La enfermera Craven estaba irritada, mostrándose por ello un tanto indiscreta.
—A ella le molesta el espectáculo de la felicidad ajena. Ella quisiera que su marido se sintiera agotado, sin fuerzas, que yo la siguiera en todo momento con la lengua fuera... Incluso se las ha arreglado para llevar cierta preocupación a sir William, haciéndole ver que fue un bruto, que la dejó extenuada con su excursión. Esa mujer es así.
Claramente, se veía que aquel día la enfermera Craven hallaba a la señora Franklin insoportable. Deduje de su actitud que la esposa del doctor se había portado groseramente con ella. La señora Franklin pertenecía al grupo de mujeres que caen mal instintivamente entre los servidores, no solamente por las molestias que ocasionan sino también por sus pésimos modales. Por tanto, como ya he dicho antes, ninguno de nosotros tomó su indisposición en serio.
Había que hacer una excepción: Boyd Carrington, quien vagaba de un lado para otro, con aire patético, haciendo pensar en la imagen dé un chico que hubiera sido severamente reprendido.
He vuelto en muchas ocasiones sobre los acontecimientos de aquel día, intentado recordar algo que me hubiera pasado inadvertido, algún incidente insignificante, la disposición de ánimo de cada uno de los presentes allí entonces, su serenidad o nerviosismo...
Permítaseme una vez más que deje constancia aquí de cuanto recuerdo acerca de todos.
Boyd Carrington, como ya he señalado, parecía sentirse muy molesto y como si hubiera cometido alguna falta irreparable. Parecía pensar también que se había mostrado despreocupado el día anterior, sin reparar para nada en la frágil naturaleza de su acompañante. Se había acercado a la habitación de Bárbara Franklin, para preguntar por ella, y la enfermera Craven, que no se hallaba precisamente en una de sus más afortunadas jornadas, había contestado con sequedad a sus preguntas. Había ido a la población vecina, incluso, para comprar una caja de bombones. Ésta le había sido devuelta. «La señora Franklin no soporta los bombones.»
Con un gesto de desconsuelo, abrió la caja en cuestión en el salón de fumar. Con aire solemne, Norton, él y yo hicimos los debidos honores a las golosinas que contenía.
Estimo ahora que a Norton le rondaba algo por la cabeza aquella mañana. Se le veía abstraído.

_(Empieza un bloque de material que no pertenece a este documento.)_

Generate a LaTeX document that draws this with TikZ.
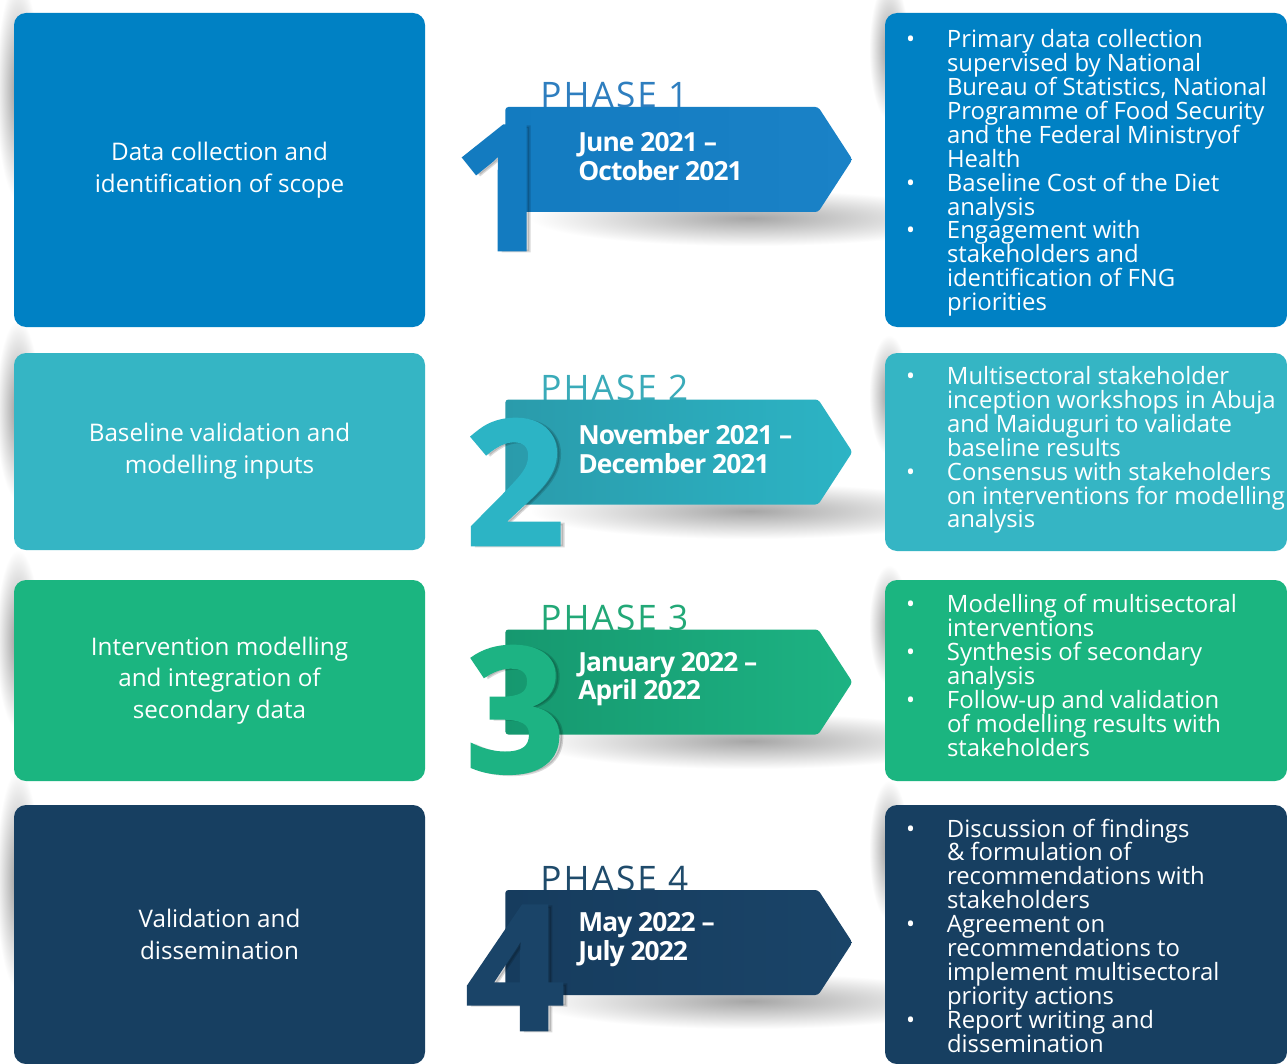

En una o dos ocasiones, le vi fruncir el ceño, como si le dominara alguna preocupación o intentara desentrañar algún misterio.
Le gustaban los bombones y comió muchos, siempre abstraídamente.

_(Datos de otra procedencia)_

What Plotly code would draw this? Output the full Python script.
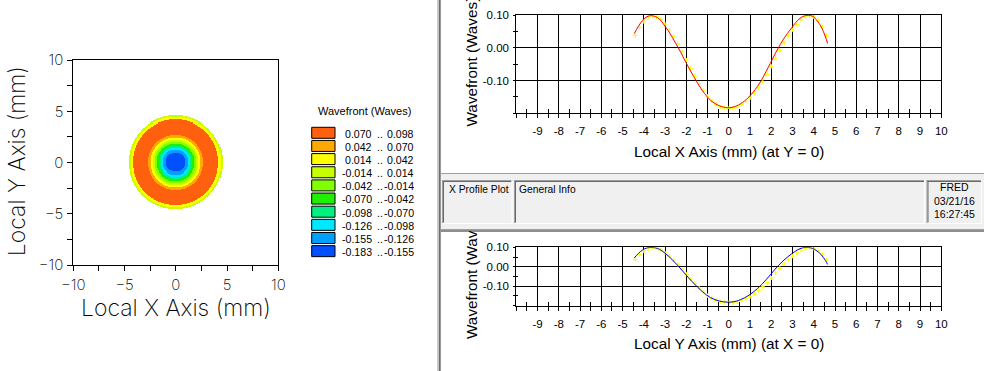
import numpy as np
import plotly.graph_objects as go

W, H = 984, 371

# ---------------- data ----------------
band_labels_lo = ["0.070", "0.042", "0.014", "-0.014", "-0.042", "-0.070", "-0.098", "-0.126", "-0.155", "-0.183"]
band_labels_hi = ["0.098", "0.070", "0.042", "0.014", "-0.014", "-0.042", "-0.070", "-0.098", "-0.126", "-0.155"]
band_colors = ["#ff6010", "#ffa800", "#ffff00", "#c8ff00", "#80ff00",
               "#1ef000", "#00f080", "#00e8ff", "#00a0ff", "#0050ff"]

# contour rings: outer radius (mm) and band index (0 = top legend row)
ring_outer_r = [0.95, 1.25, 1.45, 1.65, 1.85, 2.05, 2.25, 2.45, 2.7, 4.2, 4.45, 4.6]
ring_band = [9, 8, 7, 6, 5, 4, 3, 2, 1, 0, 2, 3]

# X profile (at Y = 0), red line
xprof_x = [-4.45, -4.25, -4.05, -3.85, -3.65, -3.45, -3.25, -3.05, -2.85, -2.65, -2.45, -2.25,
           -2.05, -1.85, -1.65, -1.45, -1.25, -1.05, -0.85, -0.65, -0.45, -0.25, -0.05, 0.15,
           0.35, 0.55, 0.75, 0.95, 1.15, 1.35, 1.55, 1.75, 1.95, 2.15, 2.35, 2.55, 2.75, 2.95,
           3.15, 3.35, 3.55, 3.75, 3.95, 4.15, 4.35, 4.55, 4.65]
xprof_v = [0.043, 0.066, 0.084, 0.095, 0.098, 0.095, 0.087, 0.070, 0.052, 0.031, 0.008, -0.015,
           -0.041, -0.065, -0.088, -0.110, -0.130, -0.147, -0.161, -0.170, -0.177, -0.181, -0.183, -0.182,
           -0.178, -0.171, -0.162, -0.150, -0.135, -0.118, -0.097, -0.073, -0.048, -0.022, 0.002, 0.024,
           0.043, 0.060, 0.077, 0.090, 0.097, 0.099, 0.096, 0.083, 0.064, 0.033, 0.013]

# Y profile (at X = 0), blue line
yprof_x = xprof_x
yprof_v = [0.045, 0.069, 0.087, 0.097, 0.099, 0.097, 0.089, 0.074, 0.056, 0.035, 0.012, -0.012,
           -0.037, -0.062, -0.085, -0.107, -0.127, -0.145, -0.159, -0.169, -0.176, -0.180, -0.182, -0.181,
           -0.177, -0.169, -0.159, -0.146, -0.130, -0.112, -0.091, -0.067, -0.042, -0.016, 0.008, 0.030,
           0.049, 0.066, 0.081, 0.093, 0.099, 0.099, 0.094, 0.081, 0.062, 0.032, 0.012]

# sampled points (yellow markers)
mark_x = [-4.4, -4.2, -4.0, -3.8, -3.6, -3.4, -3.2, -3.0, -2.8, -2.6, -2.4, -2.2, -2.0, -1.8, -1.6,
          -1.4, -1.2, -1.0, -0.8, -0.6, -0.4, -0.2, 0.0, 0.2, 0.4, 0.6, 0.8, 1.0, 1.2, 1.4, 1.6,
          1.8, 2.0, 2.2, 2.4, 2.6, 2.8, 3.0, 3.2, 3.4, 3.6, 3.8, 4.0, 4.2, 4.4, 4.6]
mark_v = [0.038, 0.062, 0.080, 0.092, 0.097, 0.095, 0.086, 0.072, 0.055, 0.035, 0.012, -0.012,
          -0.038, -0.063, -0.087, -0.109, -0.130, -0.148, -0.162, -0.173, -0.180, -0.184, -0.185,
          -0.184, -0.180, -0.173, -0.164, -0.153, -0.139, -0.122, -0.103, -0.081, -0.057, -0.032,
          -0.008, 0.015, 0.036, 0.055, 0.071, 0.085, 0.094, 0.097, 0.094, 0.083, 0.064, 0.036]

prof_xtick_vals = list(range(-10, 11))
prof_xtick_text = [""] + [str(v) for v in range(-9, 11)]
prof_ytick_vals = [-0.2, -0.1, 0.0, 0.1]
prof_ytick_text = ["", "-0.10", "0.00", "0.10"]

info_left = "X Profile Plot"
info_mid = "General Info"
info_right = ["FRED", "03/21/16", "16:27:45"]


def px(x):
    return x / W


def py(y):
    return 1 - y / H


ARIAL = "Liberation Sans, Arial, sans-serif"
THIN = "Inter, Roboto, DejaVu Sans, sans-serif"
THIN_W = 200

fig = go.Figure()

# ---------------- contour map (heatmap of rings) ----------------
grid = np.round(np.arange(-4.75, 4.751, 0.1), 3)
GX, GY = np.meshgrid(grid, grid)
R = np.sqrt(GX ** 2 + GY ** 2)
Z = np.full(R.shape, np.nan)
for rad, b in zip(ring_outer_r[::-1], ring_band[::-1]):
    Z[R <= rad] = b
n = len(band_colors)
cs = [[i / (n - 1), c] for i, c in enumerate(band_colors)]
fig.add_trace(go.Heatmap(x=grid, y=grid, z=Z, colorscale=cs, zmin=0, zmax=n - 1,
                         showscale=False, hoverinfo="skip", xaxis="x", yaxis="y"))

# ---------------- profile plots ----------------
mk = dict(symbol="cross-thin", size=3, line=dict(color="#ffff00", width=1.2))
fig.add_trace(go.Scatter(x=mark_x, y=mark_v, mode="markers", marker=mk,
                         xaxis="x2", yaxis="y2", hoverinfo="skip"))
fig.add_trace(go.Scatter(x=xprof_x, y=xprof_v, mode="lines", line=dict(color="#ff0000", width=1, shape="spline"),
                         xaxis="x2", yaxis="y2", hoverinfo="skip"))
fig.add_trace(go.Scatter(x=mark_x, y=mark_v, mode="markers", marker=mk,
                         xaxis="x3", yaxis="y3", hoverinfo="skip"))
fig.add_trace(go.Scatter(x=yprof_x, y=yprof_v, mode="lines", line=dict(color="#0000ff", width=1, shape="spline"),
                         xaxis="x3", yaxis="y3", hoverinfo="skip"))
# dummy traces so the overlay tick axes are drawn
for xa, ya in [("x4", "y2"), ("x5", "y3"), ("x2", "y4"), ("x3", "y5")]:
    fig.add_trace(go.Scatter(x=[None], y=[None], xaxis=xa, yaxis=ya, showlegend=False, hoverinfo="skip"))

cont_axis = dict(range=[-10, 10], showline=True, mirror=True, linecolor="black", linewidth=1,
                 showgrid=False, zeroline=False, ticks="outside", ticklen=5, tickcolor="black",
                 tickvals=[-10, -5, 0, 5, 10], ticklabelstandoff=1, automargin=False,
                 minor=dict(ticks="outside", ticklen=5, tickcolor="black", dtick=2.5, tick0=0, showgrid=False),
                 tickfont=dict(family=THIN, size=15, color="black", weight=THIN_W))

prof_x_axis = dict(range=[-10, 10], showline=True, mirror=True, linecolor="black", linewidth=1,
                   showgrid=True, gridcolor="black", gridwidth=1, zeroline=False, automargin=False,
                   tickvals=prof_xtick_vals, ticktext=prof_xtick_text,
                   ticks="outside", ticklen=4, tickcolor="black", ticklabelstandoff=3,
                   minor=dict(ticks="outside", ticklen=4, tickcolor="black", dtick=0.5, tick0=0, showgrid=False),
                   tickfont=dict(family=ARIAL, size=11.5, color="black"))
prof_y_axis = dict(range=[-0.2, 0.1], showline=True, mirror=True, linecolor="black", linewidth=1,
                   showgrid=True, gridcolor="black", gridwidth=1, zeroline=False, automargin=False,
                   tickvals=prof_ytick_vals, ticktext=prof_ytick_text,
                   ticks="outside", ticklen=2, tickcolor="black", ticklabelstandoff=2,
                   minor=dict(ticks="outside", ticklen=2, tickcolor="black", dtick=0.05, tick0=0, showgrid=False),
                   tickfont=dict(family=ARIAL, size=11.5, color="black"))
over_x = dict(range=[-10, 10], showline=False, showgrid=False, zeroline=False, showticklabels=False,
              ticks="inside", ticklen=4, tickcolor="black", dtick=0.5, tick0=0, automargin=False)
over_y = dict(range=[-0.2, 0.1], showline=False, showgrid=False, zeroline=False, showticklabels=False,
              ticks="inside", ticklen=2, tickcolor="black", dtick=0.05, tick0=0, automargin=False)

fig.update_layout(
    template="none",
    width=W, height=H, margin=dict(l=0, r=0, t=0, b=0, pad=0), autosize=False,
    paper_bgcolor="white", plot_bgcolor="white", showlegend=False,
    xaxis=dict(domain=[px(73.3), px(278.3)], anchor="y", **cont_axis),
    yaxis=dict(domain=[py(265), py(60)], anchor="x", **cont_axis),
    xaxis2=dict(domain=[px(516.3), px(941.3)], anchor="y2", **prof_x_axis),
    yaxis2=dict(domain=[py(113.3), py(15)], anchor="x2", **prof_y_axis),
    xaxis3=dict(domain=[px(516.3), px(941.3)], anchor="y3", **prof_x_axis),
    yaxis3=dict(domain=[py(305.7), py(247.3)], anchor="x3", **prof_y_axis),
    xaxis4=dict(overlaying="x2", anchor="y2", **over_x),
    xaxis5=dict(overlaying="x3", anchor="y3", **over_x),
    yaxis4=dict(overlaying="y2", anchor="x2", **over_y),
    yaxis5=dict(overlaying="y3", anchor="x3", **over_y),
)

shapes = []
ann = []


def rect(x0, y0, x1, y1, fill=None, line=None, lw=1, layer="above"):
    shapes.append(dict(type="rect", xref="paper", yref="paper", x0=px(x0), x1=px(x1), y0=py(y1), y1=py(y0),
                       fillcolor=fill if fill else "rgba(0,0,0,0)",
                       line=dict(color=line if line else "rgba(0,0,0,0)", width=lw if line else 0), layer=layer))


def hline(x0, x1, y, color, lw=1):
    shapes.append(dict(type="line", xref="paper", yref="paper", x0=px(x0), x1=px(x1), y0=py(y), y1=py(y),
                       line=dict(color=color, width=lw)))


def vline(x, y0, y1, color, lw=1):
    shapes.append(dict(type="line", xref="paper", yref="paper", x0=px(x), x1=px(x), y0=py(y0), y1=py(y1),
                       line=dict(color=color, width=lw)))


def text(x, y, s, size, family=ARIAL, xanchor="center", yanchor="middle", angle=0, color="black", weight=None):
    f = dict(family=family, size=size, color=color)
    if weight:
        f["weight"] = weight
    ann.append(dict(x=px(x), y=py(y), xref="paper", yref="paper", text=s, showarrow=False,
                    xanchor=xanchor, yanchor=yanchor, textangle=angle, font=f))


# contour axis titles
text(176.3, 308, "Local X Axis (mm)", 23, family=THIN, weight=THIN_W)
text(16.5, 161.7, "Local Y Axis (mm)", 23, family=THIN, angle=-90, weight=THIN_W)

# legend
text(364.5, 110.7, "Wavefront (Waves)", 11)
for i in range(len(band_colors)):
    top = 127.3 + 13.15 * i
    rect(311.7, top, 335, top + 11, fill=band_colors[i], line="black", lw=1)
    cy = top + 6.3
    text(373.5, cy, band_labels_lo[i], 10.6, xanchor="right")
    text(379.5, cy, "..", 10.6)
    text(415.5, cy, band_labels_hi[i], 10.6, xanchor="right")

# divider between panes
vline(437.8, 0, H, "#b4b4b4", 1)
vline(439.7, 0, H, "#6d6d6d", 2)

# info bar
rect(441, 173.5, 984, 230, fill="#f0f0f0", layer="below")
hline(441, 984, 173.5, "#a0a0a0", 1)
hline(441, 984, 229.5, "#a0a0a0", 1)
hline(441, 984, 231.0, "#696969", 1.5)
for (x0, x1) in [(442, 512.5), (514, 925), (926.5, 982)]:
    hline(x0, x1, 180.5, "#a0a0a0", 1)
    vline(x0 + 0.5, 180, 223.5, "#a0a0a0", 1)
    hline(x0 + 1, x1 - 1, 181.5, "#696969", 1)
    vline(x0 + 1.5, 181, 222.5, "#696969", 1)
    hline(x0, x1, 223.5, "#ffffff", 1)
    vline(x1 - 0.5, 180, 224, "#ffffff", 1)
text(446.5, 189, info_left, 10.3, xanchor="left")
text(516.5, 189, info_mid, 10.3, xanchor="left")
for k, s in enumerate(info_right):
    text(954.5, 186.7 + 13.8 * k, s, 10.5)

# profile titles
text(728.5, 151.7, "Local X Axis (mm) (at Y = 0)", 15.3)
text(471, 128.5, "Wavefront (Waves)", 15.3, yanchor="bottom", angle=-90)
text(728.5, 343, "Local Y Axis (mm) (at X = 0)", 15.3)
text(471, 341.5, "Wavefront (Wav", 15.3, yanchor="bottom", angle=-90)

fig.update_layout(shapes=shapes, annotations=ann)
fig.write_html("out.html", config={"displayModeBar": False, "staticPlot": True},
               post_script="document.body.style.margin='0px';document.body.style.padding='0px';"
                           "document.documentElement.style.overflow='hidden';")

Fuera, el tiempo había tomado ya un giro definido. Llovía desde las diez.
Allí no se notaba la melancolía que a veces acompaña a un día húmedo. Realmente, aquello supuso un alivio para todos nosotros.
Poirot había sido bajado por Curtiss alrededor del mediodía, pasando al salón en su silla de ruedas. Elizabeth Cole se había unido a él, poniéndose a tocar el piano para entretenerle. La señorita Cole dominaba bien aquel instrumento, interpretando acertadamente a Bach y a Mozart, compositores que figuraban entre los favoritos de mi amigo.
Franklin y Judith llegaron a la una menos cuarto. La joven estaba pálida y fatigada. Se mostró muy callada; miró a su alrededor, como si estuviera soñando, y luego se fue. Franklin se sentó con nosotros. También él parecía estar cansado y abstraído. Evidentemente tenia los nervios de punta.
Recuerdo que aludió a la lluvia como un alivio, manifestando, rápidamente:
—Sí. A veces, es conveniente que las cosas se resuelvan de una manera u otra, que estallen...
No sé por qué, tuve la impresión de que no se limitaba a pensar en el tiempo. Torpe como siempre, en sus movimientos, dio un manotazo a la caja de bombones, derramando la mitad de su contenido. Con su habitual aire de sobresalto, se excusó... dirigiéndose más bien a la caja.